WRITTEN INSTRUCTION: Pictures stay out of the copy. Repeat exactly the lines from the first entry below through the line that contains "Sans', size: 14.5", and nothing beyond.

-- Start --

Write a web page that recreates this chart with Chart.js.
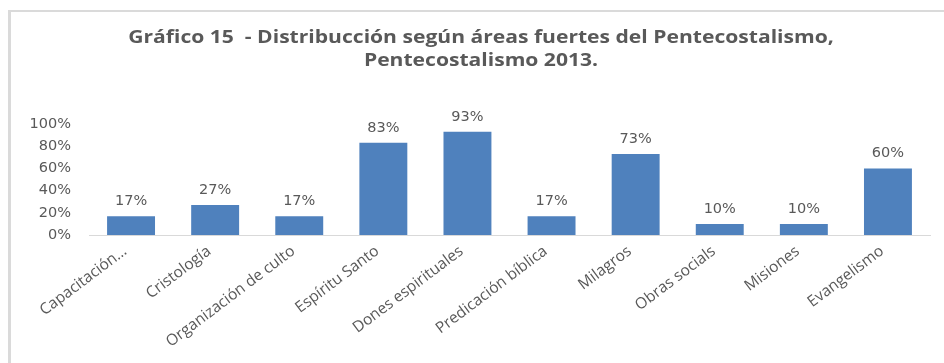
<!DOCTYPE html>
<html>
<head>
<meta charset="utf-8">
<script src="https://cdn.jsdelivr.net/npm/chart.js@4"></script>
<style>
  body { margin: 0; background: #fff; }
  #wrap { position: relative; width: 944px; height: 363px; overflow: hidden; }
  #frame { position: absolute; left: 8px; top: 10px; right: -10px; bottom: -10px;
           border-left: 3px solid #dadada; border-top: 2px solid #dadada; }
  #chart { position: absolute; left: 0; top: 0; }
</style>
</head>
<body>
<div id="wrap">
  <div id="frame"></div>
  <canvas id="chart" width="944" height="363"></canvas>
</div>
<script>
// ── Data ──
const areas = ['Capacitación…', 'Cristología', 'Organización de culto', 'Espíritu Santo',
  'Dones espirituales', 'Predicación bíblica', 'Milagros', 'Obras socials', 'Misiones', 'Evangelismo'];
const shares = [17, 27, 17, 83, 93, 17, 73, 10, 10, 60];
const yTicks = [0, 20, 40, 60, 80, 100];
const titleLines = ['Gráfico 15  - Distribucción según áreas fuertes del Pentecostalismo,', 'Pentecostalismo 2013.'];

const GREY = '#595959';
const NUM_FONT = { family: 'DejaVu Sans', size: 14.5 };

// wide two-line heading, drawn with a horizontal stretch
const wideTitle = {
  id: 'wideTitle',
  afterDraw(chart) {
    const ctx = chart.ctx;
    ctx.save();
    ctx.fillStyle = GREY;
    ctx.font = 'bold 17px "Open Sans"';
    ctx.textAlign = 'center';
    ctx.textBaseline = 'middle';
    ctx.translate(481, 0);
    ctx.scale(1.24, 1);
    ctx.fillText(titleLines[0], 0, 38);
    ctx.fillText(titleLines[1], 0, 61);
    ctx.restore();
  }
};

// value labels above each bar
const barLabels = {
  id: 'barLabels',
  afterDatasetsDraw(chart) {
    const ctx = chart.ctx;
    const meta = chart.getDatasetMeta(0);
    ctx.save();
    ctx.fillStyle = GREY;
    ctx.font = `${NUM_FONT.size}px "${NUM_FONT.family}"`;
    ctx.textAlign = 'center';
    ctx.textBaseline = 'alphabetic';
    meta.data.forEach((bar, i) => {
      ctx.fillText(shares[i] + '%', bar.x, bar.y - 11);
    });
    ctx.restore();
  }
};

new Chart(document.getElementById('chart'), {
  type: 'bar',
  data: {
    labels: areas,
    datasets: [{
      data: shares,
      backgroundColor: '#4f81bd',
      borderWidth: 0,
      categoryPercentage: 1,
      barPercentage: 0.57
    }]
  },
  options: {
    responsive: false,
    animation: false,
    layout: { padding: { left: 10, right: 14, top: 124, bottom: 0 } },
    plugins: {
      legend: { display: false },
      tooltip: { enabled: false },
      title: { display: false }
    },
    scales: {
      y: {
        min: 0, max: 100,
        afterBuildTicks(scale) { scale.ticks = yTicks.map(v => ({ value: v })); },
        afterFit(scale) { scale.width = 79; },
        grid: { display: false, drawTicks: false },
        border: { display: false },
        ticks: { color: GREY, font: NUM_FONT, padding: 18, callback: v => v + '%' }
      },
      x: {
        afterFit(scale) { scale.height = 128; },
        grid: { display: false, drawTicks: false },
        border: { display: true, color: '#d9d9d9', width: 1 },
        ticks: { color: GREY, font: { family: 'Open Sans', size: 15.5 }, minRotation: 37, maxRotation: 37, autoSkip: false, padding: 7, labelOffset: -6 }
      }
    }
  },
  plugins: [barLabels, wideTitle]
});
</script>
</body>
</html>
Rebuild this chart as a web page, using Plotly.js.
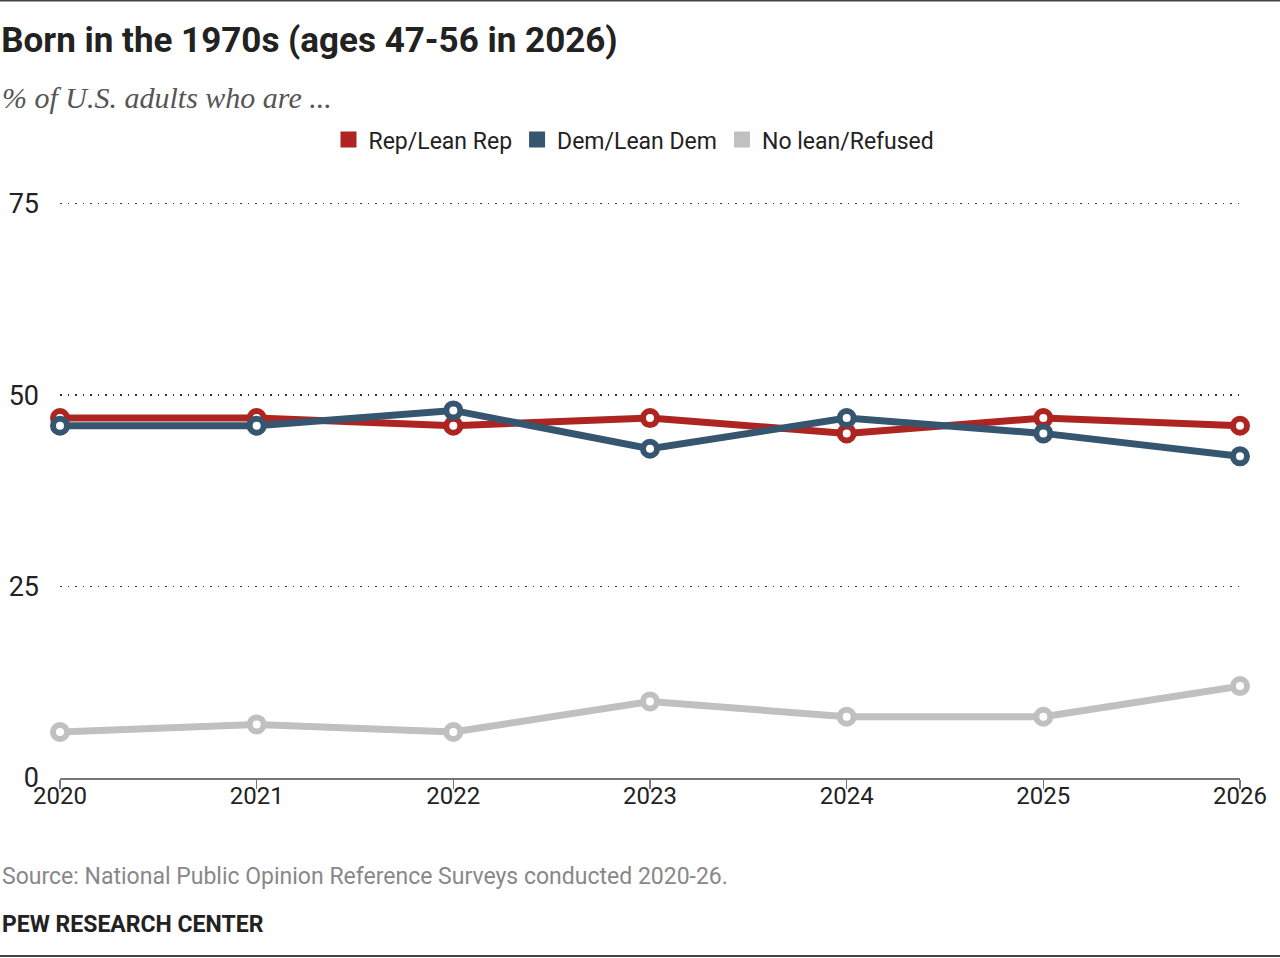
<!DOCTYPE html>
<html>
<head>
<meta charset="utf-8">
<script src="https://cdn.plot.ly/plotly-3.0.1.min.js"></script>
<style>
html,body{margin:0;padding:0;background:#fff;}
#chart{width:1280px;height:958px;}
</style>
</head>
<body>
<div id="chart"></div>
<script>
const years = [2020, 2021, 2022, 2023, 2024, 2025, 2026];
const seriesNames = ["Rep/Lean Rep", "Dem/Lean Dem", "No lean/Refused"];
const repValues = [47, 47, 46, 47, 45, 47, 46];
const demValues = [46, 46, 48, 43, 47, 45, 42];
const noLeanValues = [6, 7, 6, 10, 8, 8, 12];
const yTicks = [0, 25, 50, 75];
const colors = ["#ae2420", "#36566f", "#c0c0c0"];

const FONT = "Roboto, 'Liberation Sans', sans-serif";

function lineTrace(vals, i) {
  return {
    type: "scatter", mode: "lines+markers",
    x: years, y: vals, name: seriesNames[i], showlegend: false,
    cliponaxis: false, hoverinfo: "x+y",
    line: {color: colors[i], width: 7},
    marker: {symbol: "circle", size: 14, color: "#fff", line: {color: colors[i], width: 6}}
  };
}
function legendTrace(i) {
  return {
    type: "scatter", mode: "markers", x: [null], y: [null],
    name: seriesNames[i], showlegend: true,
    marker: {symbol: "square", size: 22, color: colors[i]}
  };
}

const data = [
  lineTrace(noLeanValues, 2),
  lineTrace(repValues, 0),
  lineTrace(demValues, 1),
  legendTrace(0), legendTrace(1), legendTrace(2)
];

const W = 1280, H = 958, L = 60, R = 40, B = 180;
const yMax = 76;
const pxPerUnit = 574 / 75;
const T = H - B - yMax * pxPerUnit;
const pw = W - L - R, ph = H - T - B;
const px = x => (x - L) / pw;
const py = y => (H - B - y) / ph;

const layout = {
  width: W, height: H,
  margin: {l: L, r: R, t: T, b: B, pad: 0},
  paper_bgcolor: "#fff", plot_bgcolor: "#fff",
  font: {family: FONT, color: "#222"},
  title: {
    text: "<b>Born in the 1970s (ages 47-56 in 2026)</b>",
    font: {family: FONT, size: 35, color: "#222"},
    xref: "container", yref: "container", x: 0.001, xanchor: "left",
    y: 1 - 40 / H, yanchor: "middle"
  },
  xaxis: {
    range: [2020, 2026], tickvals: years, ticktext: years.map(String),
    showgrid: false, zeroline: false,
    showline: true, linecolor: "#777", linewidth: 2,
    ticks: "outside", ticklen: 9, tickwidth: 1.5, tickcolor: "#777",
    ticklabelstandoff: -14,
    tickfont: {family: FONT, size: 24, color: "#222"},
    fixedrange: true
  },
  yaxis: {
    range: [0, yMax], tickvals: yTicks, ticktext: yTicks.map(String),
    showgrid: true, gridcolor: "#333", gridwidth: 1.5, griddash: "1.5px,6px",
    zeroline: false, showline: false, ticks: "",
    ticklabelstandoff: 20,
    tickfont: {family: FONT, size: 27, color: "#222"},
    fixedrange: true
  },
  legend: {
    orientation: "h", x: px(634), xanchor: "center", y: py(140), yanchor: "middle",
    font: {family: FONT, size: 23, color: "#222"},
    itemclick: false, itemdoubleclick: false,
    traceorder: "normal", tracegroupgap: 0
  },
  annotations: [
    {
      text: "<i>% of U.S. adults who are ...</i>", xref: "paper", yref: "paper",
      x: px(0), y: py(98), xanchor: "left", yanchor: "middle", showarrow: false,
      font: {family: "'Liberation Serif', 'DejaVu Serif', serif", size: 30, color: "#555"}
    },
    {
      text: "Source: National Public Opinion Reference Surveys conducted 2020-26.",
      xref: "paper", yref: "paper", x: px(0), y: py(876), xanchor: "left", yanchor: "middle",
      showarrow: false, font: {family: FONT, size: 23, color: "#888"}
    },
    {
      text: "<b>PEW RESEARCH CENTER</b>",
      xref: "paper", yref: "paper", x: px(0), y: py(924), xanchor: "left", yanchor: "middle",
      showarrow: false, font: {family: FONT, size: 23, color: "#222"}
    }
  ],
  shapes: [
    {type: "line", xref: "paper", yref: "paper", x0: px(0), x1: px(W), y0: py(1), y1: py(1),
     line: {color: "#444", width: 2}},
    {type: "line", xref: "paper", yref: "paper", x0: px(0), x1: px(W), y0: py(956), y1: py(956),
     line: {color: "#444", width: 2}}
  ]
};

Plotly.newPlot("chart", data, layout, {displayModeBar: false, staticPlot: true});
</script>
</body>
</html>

-- End --

RIGHT ANSWER:
Write a web page that recreates this chart with Chart.js.
<!DOCTYPE html>
<html>
<head>
<meta charset="utf-8">
<script src="https://cdn.jsdelivr.net/npm/chart.js@4"></script>
<style>
  body { margin: 0; background: #fff; }
  #wrap { position: relative; width: 944px; height: 363px; overflow: hidden; }
  #frame { position: absolute; left: 8px; top: 10px; right: -10px; bottom: -10px;
           border-left: 3px solid #dadada; border-top: 2px solid #dadada; }
  #chart { position: absolute; left: 0; top: 0; }
</style>
</head>
<body>
<div id="wrap">
  <div id="frame"></div>
  <canvas id="chart" width="944" height="363"></canvas>
</div>
<script>
// ── Data ──
const areas = ['Capacitación…', 'Cristología', 'Organización de culto', 'Espíritu Santo',
  'Dones espirituales', 'Predicación bíblica', 'Milagros', 'Obras socials', 'Misiones', 'Evangelismo'];
const shares = [17, 27, 17, 83, 93, 17, 73, 10, 10, 60];
const yTicks = [0, 20, 40, 60, 80, 100];
const titleLines = ['Gráfico 15  - Distribucción según áreas fuertes del Pentecostalismo,', 'Pentecostalismo 2013.'];

const GREY = '#595959';
const NUM_FONT = { family: 'DejaVu Sans', size: 14.5 };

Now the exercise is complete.